Speed vs. Acceleration

Difference Between Speed and Acceleration

Speed and acceleration are two terms associated with the motion of a body and you can find them being used in physics in the correct sense. Speed is defined as the distance covered by a body in a particular unit of time irrespective of its direction. This is just one dimensional unit and hence a scalar quantity. When we talk about velocity, which is a similar term then we take the direction of the motion into consideration and that is why velocity is a vector quantity. This means that we can say that speed is the magnitude of velocity in a particular direction.

You can simply calculate speed by diving the total distance covered by the time taken to cover that distance. Acceleration is the word that we commonly use and hear in context to driving. It is the rate at which the speed is changed. Acceleration also considers direction so we can say that it is the rate of change of velocity instead of speed.

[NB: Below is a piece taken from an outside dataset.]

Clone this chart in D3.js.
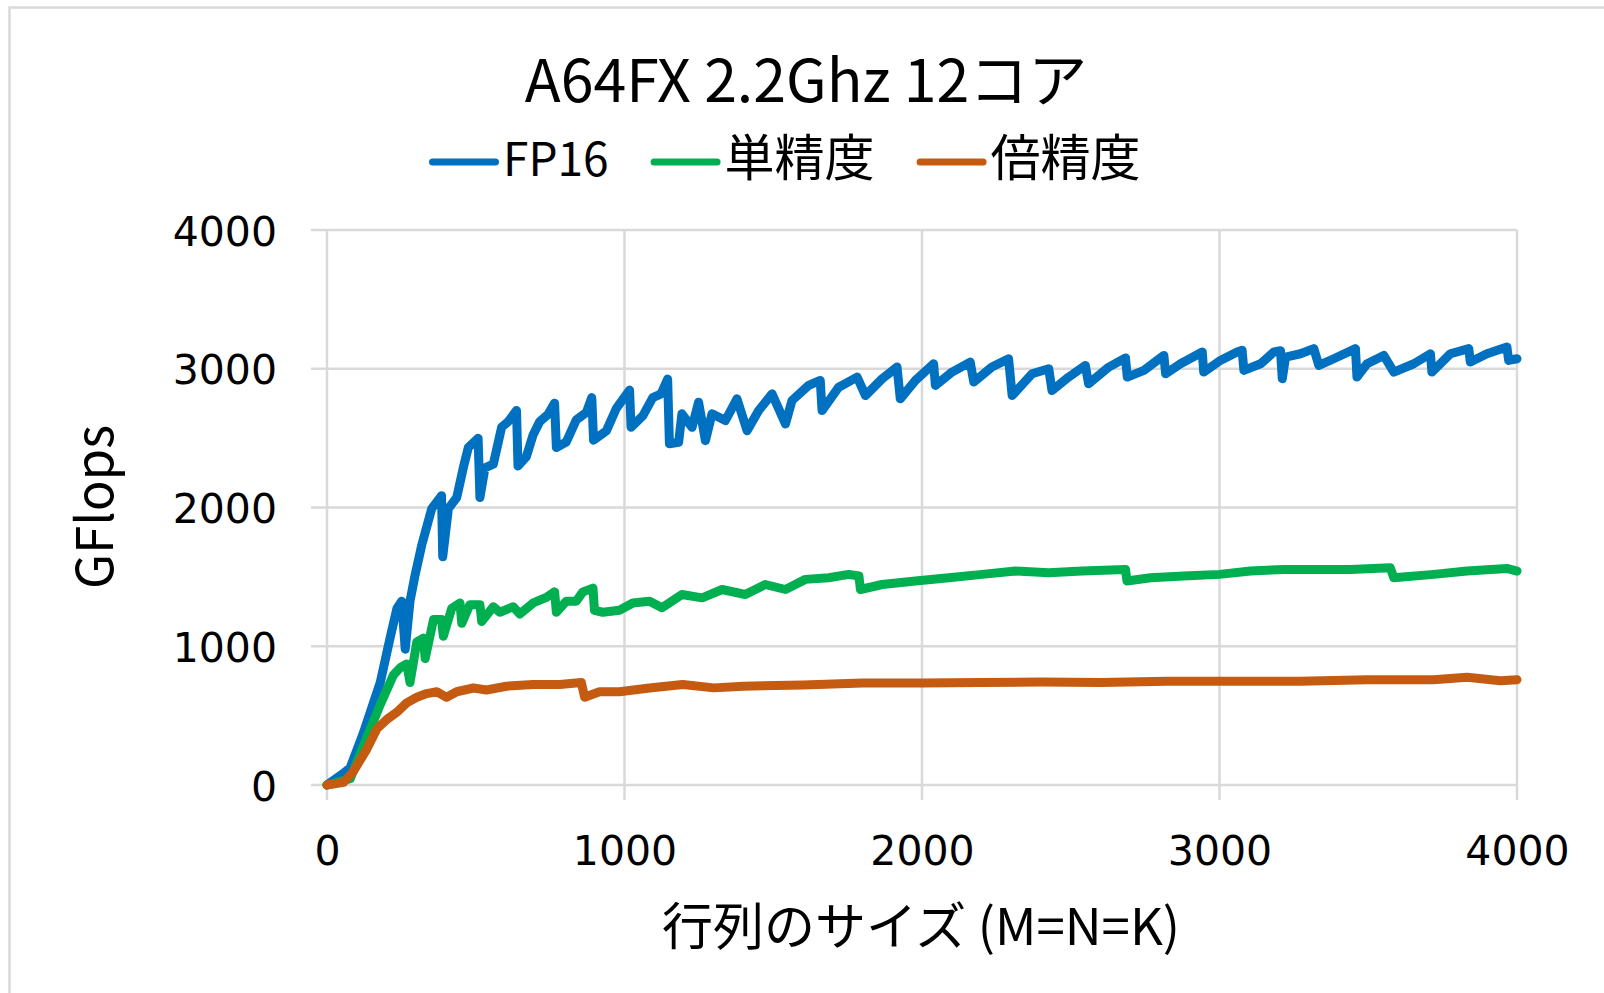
<!DOCTYPE html>
<html lang="ja">
  <head>
    <meta charset="utf-8">
    <title>A64FX 2.2Ghz 12コア</title>
    <script type="text/javascript" src="https://d3js.org/d3.v7.min.js" charset="utf-8"></script>
    <style type="text/css">
      body { margin: 0; background: #fff; }
      .tick-label { font-family: "DejaVu Sans", sans-serif; font-size: 41px; fill: #000; }
      .cjk { font-family: "Noto Sans CJK JP", sans-serif; fill: #000; }
    </style>
  </head>
  <body>
<script type="text/javascript">

// values: [matrix size, GFlops]
var fp16 = [[0,0],[56,85],[78,125],[123,379],[179,739],[212,1059],[235,1272],[251,1325],[263,979],[279,1325],[296,1512],[318,1725],[352,1992],[385,2085],[389,1645],[408,1992],[436,2072],[458,2285],[475,2432],[508,2499],[514,2072],[531,2285],[559,2312],[587,2579],[609,2619],[637,2699],[642,2299],[670,2366],[693,2525],[715,2619],[743,2672],[765,2752],[771,2432],[804,2472],[838,2632],[872,2686],[890,2792],[896,2485],[939,2552],[972,2712],[1017,2846],[1022,2579],[1061,2659],[1095,2792],[1123,2819],[1145,2926],[1151,2459],[1182,2470],[1193,2675],[1227,2578],[1249,2759],[1272,2482],[1294,2675],[1339,2627],[1378,2783],[1412,2554],[1451,2699],[1496,2819],[1541,2602],[1563,2771],[1619,2880],[1658,2916],[1664,2699],[1720,2867],[1782,2940],[1810,2807],[1866,2928],[1916,3012],[1927,2783],[1978,2916],[2039,3036],[2045,2880],[2101,2976],[2162,3048],[2174,2904],[2235,3012],[2291,3072],[2303,2807],[2370,2964],[2426,3000],[2437,2843],[2493,2940],[2549,3024],[2560,2892],[2628,3012],[2684,3078],[2690,2940],[2746,2988],[2813,3096],[2819,2964],[2869,3036],[2942,3121],[2947,2976],[3003,3060],[3059,3121],[3076,3133],[3082,2988],[3138,3036],[3183,3121],[3205,3130],[3211,2928],[3222,3084],[3272,3108],[3317,3145],[3334,3024],[3384,3072],[3457,3145],[3462,2940],[3496,3036],[3552,3096],[3586,2976],[3653,3036],[3709,3108],[3714,2976],[3776,3108],[3838,3145],[3843,3048],[3899,3108],[3966,3157],[3972,3060],[4000,3072]];

var single = [[0,0],[78,45],[123,285],[179,579],[223,792],[246,845],[268,872],[279,739],[302,1032],[324,1059],[330,912],[358,1192],[385,1192],[391,1072],[419,1272],[447,1312],[453,1165],[480,1299],[514,1299],[520,1179],[559,1285],[581,1245],[626,1285],[648,1232],[693,1312],[737,1352],[765,1392],[771,1245],[804,1325],[838,1325],[860,1392],[894,1419],[899,1259],[927,1245],[983,1259],[1028,1312],[1084,1325],[1126,1277],[1193,1373],[1261,1349],[1328,1409],[1406,1373],[1473,1445],[1541,1409],[1608,1482],[1686,1494],[1754,1518],[1788,1506],[1793,1409],[1866,1445],[1978,1470],[2090,1494],[2202,1518],[2314,1542],[2426,1530],[2538,1542],[2684,1554],[2689,1470],[2768,1494],[2880,1506],[3000,1518],[3104,1542],[3216,1554],[3328,1554],[3440,1554],[3574,1566],[3586,1494],[3720,1518],[3832,1542],[3966,1561],[4000,1542]];

var double = [[0,0],[56,19],[89,99],[134,259],[168,405],[201,472],[235,525],[268,592],[302,632],[335,659],[369,672],[402,632],[436,672],[492,699],[536,685],[603,712],[693,725],[782,725],[855,739],[866,632],[916,672],[983,672],[1084,699],[1196,725],[1300,700],[1400,712],[1600,720],[1800,735],[2000,735],[2200,738],[2400,742],[2600,738],[2824,747],[3000,747],[3272,747],[3496,759],[3720,759],[3832,776],[3944,752],[4000,759]];

var seriesNames = ["FP16", "単精度", "倍精度"];
var seriesColors = ["#0070C0", "#00B050", "#C55A11"];
var xTicks = [0, 1000, 2000, 3000, 4000];
var yTicks = [0, 1000, 2000, 3000, 4000];
var chartTitle = "A64FX 2.2Ghz 12コア";
var xTitle = "行列のサイズ (M=N=K)";
var yTitle = "GFlops";

var W = 1604, H = 993;
var svg = d3.select("body").append("svg")
    .attr("width", W)
    .attr("height", H);

// chart frame
svg.append("rect")
    .attr("x", 9.5).attr("y", 7.5)
    .attr("width", 1700).attr("height", 1100)
    .attr("fill", "#fff")
    .attr("stroke", "#d9d9d9")
    .attr("stroke-width", 2.5);

var x = d3.scaleLinear().domain([0, 4000]).range([327, 1517]);
var y = d3.scaleLinear().domain([0, 4000]).range([785, 230]);

// gridlines (with the small outside tick stubs)
svg.append("g").selectAll("line").data(yTicks).join("line")
    .attr("x1", x(0) - 16).attr("x2", x(4000))
    .attr("y1", d => y(d)).attr("y2", d => y(d))
    .attr("stroke", "#d9d9d9").attr("stroke-width", 2.5);
svg.append("g").selectAll("line").data(xTicks).join("line")
    .attr("x1", d => x(d)).attr("x2", d => x(d))
    .attr("y1", y(4000)).attr("y2", y(0) + 15)
    .attr("stroke", "#d9d9d9").attr("stroke-width", 2.5);

// axes (labels only, lines come from the grid above)
var gX = svg.append("g")
    .attr("transform", `translate(0,${y(0)})`)
    .call(d3.axisBottom(x).tickValues(xTicks).tickFormat(d3.format("d")).tickSize(0).tickPadding(80))
    .call(g => g.select(".domain").remove());
gX.selectAll("text").attr("class", "tick-label").attr("dy", 0);
gX.attr("font-size", null).attr("font-family", null);

var gY = svg.append("g")
    .attr("transform", `translate(${x(0)},0)`)
    .call(d3.axisLeft(y).tickValues(yTicks).tickFormat(d3.format("d")).tickSize(0).tickPadding(50))
    .call(g => g.select(".domain").remove());
gY.selectAll("text").attr("class", "tick-label").attr("dy", 15);
gY.attr("font-size", null).attr("font-family", null);

// series lines
var line = d3.line().x(d => x(d[0])).y(d => y(d[1]));
[fp16, single, double].forEach(function(s, i) {
  svg.append("path")
      .datum(s)
      .attr("d", line)
      .attr("fill", "none")
      .attr("stroke", seriesColors[i])
      .attr("stroke-width", 9)
      .attr("stroke-linejoin", "round")
      .attr("stroke-linecap", "round");
});

// title
svg.append("text")
    .attr("class", "cjk")
    .attr("x", 806).attr("y", 102)
    .attr("text-anchor", "middle")
    .attr("font-size", 59)
    .text(chartTitle);

// legend
var lx = 429;
seriesNames.forEach(function(name, i) {
  svg.append("line")
      .attr("x1", lx + 3.5).attr("x2", lx + 66.5)
      .attr("y1", 162).attr("y2", 162)
      .attr("stroke", seriesColors[i])
      .attr("stroke-width", 7)
      .attr("stroke-linecap", "round");
  var t = svg.append("text")
      .attr("class", "cjk")
      .attr("x", lx + 74).attr("y", 176)
      .attr("font-size", i == 0 ? 46 : 50)
      .text(name);
  lx += 74 + t.node().getComputedTextLength() + 42;
});

// axis titles
svg.append("text")
    .attr("class", "cjk")
    .attr("x", 921).attr("y", 945)
    .attr("text-anchor", "middle")
    .attr("font-size", 51)
    .attr("fill", "#111")
    .text(xTitle);

svg.append("text")
    .attr("class", "cjk")
    .attr("transform", "translate(113,507) rotate(-90)")
    .attr("text-anchor", "middle")
    .attr("font-size", 51)
    .text(yTitle);

    </script>
  </body>
</html>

When we drive a car and increase the speed, we say that we are accelerating. This means that we are changing the speed. If you do not change the speed and drive at a constant speed without changing the direction then there will be zero acceleration but if speed remains same but direction is changed then there will be acceleration because we consider the direction in case of acceleration. Hence it is also a vector quantity.

The SI nit of speed is m/sec and that of acceleration is m/sec2. You must have heard a word called deceleration. It is the opposite of acceleration and it means that the object has gradually slowed down or come to rest.